Teach
Classroom investigations that leave consequential choices to students.
The materials here are invitations rather than scripts. Each begins with an object students can act on, then offers prompts for moving from observation to mathematical language.
CLASSROOM INVESTIGATION · 45–60 MINUTES
Sixteen tiles, one closed kolam
Suitable for: upper secondary students, undergraduate problem-solving groups, teacher circles and maths clubs.
Central question: Can every binary tile from (0000) to (1111) be used exactly once in a (4) square so that the boundary is closed, adjacent sides match and the drawing is connected?
Begin
Let groups work on the construction board with only the goal visible. Ask them to keep one failed arrangement that taught them something.
Discuss
Which requirements can be checked one edge at a time? Which can only be checked after seeing the whole board? What quantities might be counted before searching?
Extend
Set aside the (0000) tile and permit only sliding moves into its empty position. Ask whether every correct arrangement can now reach every other correct arrangement.
Record
Invite groups to state one conjecture, one piece of evidence and one question their evidence does not settle.
Teacher notes
- Do not introduce the bit order until students need a compact way to record tiles.

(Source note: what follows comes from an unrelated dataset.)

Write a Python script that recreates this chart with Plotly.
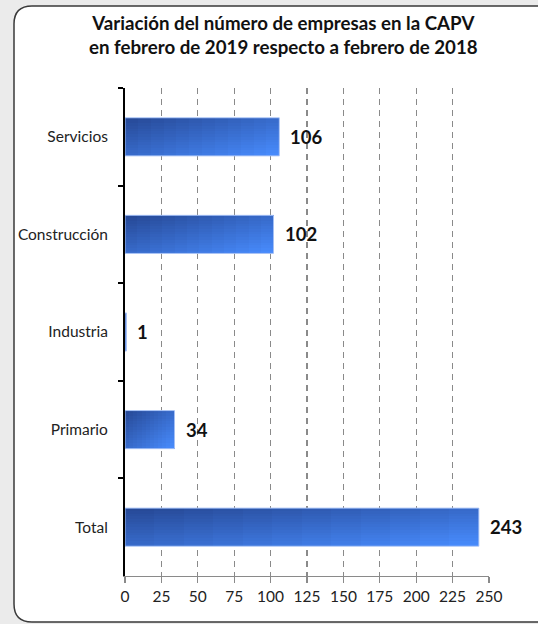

- Treat a nearly correct board as data: a boundary leak, mismatched edge or extra component suggests a different invariant.
- When sliding begins, say explicitly that intermediate positions may violate the kolam conditions.
- Separate evidence from proof. A complete computer enumeration can verify a finite claim, but students should still identify what was enumerated and why the program covers every case.